── Data segment ──

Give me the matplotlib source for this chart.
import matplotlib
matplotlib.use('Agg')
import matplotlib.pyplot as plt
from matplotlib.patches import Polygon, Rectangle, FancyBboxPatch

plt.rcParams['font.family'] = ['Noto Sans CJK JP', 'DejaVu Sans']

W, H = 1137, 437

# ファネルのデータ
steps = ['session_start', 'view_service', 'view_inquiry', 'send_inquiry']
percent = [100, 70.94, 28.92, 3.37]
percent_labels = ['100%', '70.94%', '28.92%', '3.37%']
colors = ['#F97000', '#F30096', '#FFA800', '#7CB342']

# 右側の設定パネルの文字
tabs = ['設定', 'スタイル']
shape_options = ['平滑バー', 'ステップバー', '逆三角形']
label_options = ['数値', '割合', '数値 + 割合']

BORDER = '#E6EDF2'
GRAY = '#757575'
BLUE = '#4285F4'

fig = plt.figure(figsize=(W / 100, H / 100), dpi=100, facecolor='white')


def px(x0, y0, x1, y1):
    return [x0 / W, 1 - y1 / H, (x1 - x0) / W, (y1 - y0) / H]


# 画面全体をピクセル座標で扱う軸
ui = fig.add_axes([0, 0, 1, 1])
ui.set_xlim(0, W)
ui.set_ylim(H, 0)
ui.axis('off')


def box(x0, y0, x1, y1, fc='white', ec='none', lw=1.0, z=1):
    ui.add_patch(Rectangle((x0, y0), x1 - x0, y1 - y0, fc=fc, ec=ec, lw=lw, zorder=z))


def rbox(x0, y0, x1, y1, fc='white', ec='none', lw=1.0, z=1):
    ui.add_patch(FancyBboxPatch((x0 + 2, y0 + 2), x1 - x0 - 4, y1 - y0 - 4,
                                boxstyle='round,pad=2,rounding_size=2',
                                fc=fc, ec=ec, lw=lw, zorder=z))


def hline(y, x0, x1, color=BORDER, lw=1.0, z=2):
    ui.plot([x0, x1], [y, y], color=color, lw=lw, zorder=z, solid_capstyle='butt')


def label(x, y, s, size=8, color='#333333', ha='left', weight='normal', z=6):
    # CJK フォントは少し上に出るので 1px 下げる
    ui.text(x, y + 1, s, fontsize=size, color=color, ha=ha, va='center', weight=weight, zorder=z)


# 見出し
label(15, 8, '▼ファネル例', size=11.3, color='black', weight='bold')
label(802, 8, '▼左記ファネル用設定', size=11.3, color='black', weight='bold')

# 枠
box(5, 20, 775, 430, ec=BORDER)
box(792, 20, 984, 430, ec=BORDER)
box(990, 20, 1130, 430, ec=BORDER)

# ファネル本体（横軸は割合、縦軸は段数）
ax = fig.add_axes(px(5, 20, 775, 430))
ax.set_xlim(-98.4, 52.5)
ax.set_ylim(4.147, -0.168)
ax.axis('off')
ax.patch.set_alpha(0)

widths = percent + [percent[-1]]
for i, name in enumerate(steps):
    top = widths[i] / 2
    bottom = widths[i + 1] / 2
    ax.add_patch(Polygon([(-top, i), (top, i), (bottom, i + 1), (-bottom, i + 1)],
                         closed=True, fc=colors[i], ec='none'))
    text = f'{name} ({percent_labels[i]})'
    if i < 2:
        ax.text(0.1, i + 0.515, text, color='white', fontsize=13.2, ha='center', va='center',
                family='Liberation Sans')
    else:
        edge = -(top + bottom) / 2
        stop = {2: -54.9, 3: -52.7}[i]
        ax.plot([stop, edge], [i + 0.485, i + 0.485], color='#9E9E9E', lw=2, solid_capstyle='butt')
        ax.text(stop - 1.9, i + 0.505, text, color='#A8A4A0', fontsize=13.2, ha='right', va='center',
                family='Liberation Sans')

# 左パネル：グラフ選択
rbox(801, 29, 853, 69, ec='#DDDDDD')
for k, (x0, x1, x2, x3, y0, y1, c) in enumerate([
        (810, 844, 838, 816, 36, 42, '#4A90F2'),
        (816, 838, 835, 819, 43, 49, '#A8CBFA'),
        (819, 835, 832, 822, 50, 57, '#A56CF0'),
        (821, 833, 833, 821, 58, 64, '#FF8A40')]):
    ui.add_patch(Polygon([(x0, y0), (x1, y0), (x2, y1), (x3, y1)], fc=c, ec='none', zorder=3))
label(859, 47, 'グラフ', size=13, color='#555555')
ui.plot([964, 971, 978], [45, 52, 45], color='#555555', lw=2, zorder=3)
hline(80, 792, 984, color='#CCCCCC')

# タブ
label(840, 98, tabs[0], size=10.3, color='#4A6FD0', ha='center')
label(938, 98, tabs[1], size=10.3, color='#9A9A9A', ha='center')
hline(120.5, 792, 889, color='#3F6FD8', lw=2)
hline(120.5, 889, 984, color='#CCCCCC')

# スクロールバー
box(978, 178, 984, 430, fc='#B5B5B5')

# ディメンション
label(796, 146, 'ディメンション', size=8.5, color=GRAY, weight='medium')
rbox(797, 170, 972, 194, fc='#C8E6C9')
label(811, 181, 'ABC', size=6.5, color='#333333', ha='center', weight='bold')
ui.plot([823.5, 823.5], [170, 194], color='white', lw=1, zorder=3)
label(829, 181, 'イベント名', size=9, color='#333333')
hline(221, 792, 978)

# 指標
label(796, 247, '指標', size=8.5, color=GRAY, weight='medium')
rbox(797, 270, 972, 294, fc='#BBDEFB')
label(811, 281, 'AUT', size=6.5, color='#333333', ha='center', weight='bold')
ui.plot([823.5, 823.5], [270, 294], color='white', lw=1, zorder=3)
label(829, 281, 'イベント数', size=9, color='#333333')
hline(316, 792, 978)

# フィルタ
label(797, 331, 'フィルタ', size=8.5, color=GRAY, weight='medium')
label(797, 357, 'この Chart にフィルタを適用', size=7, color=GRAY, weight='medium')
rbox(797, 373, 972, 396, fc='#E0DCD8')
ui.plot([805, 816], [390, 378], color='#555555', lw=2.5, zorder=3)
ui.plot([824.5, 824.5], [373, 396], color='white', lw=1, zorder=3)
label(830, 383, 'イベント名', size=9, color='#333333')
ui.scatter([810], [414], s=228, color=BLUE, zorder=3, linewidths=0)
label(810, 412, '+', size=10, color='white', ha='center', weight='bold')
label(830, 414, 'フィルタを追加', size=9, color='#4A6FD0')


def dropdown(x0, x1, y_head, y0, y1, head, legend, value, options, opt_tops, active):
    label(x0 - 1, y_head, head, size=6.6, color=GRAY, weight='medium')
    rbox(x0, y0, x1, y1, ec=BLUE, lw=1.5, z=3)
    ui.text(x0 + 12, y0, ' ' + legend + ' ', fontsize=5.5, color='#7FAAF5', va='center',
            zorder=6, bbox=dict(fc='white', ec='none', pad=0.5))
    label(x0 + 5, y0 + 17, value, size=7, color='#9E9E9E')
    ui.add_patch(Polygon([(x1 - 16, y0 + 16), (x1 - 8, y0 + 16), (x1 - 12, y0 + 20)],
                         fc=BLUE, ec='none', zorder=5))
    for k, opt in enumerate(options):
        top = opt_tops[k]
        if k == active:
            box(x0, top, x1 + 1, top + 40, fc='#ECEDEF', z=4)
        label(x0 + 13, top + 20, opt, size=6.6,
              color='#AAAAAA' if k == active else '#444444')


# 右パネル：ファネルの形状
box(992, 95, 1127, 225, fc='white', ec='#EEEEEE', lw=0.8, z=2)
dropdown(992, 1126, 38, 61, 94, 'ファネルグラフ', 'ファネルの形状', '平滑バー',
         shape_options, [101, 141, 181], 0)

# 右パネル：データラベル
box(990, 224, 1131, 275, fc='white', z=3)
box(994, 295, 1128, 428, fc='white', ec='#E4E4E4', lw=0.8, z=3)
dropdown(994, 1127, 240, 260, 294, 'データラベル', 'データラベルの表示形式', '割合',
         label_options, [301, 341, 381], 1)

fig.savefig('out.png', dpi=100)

───

Written task: Pick out lines containing the word "matplotlib", each one as written.

Result:
Give me the matplotlib source for this chart.
import matplotlib
matplotlib.use('Agg')
import matplotlib.pyplot as plt
from matplotlib.patches import Polygon, Rectangle, FancyBboxPatch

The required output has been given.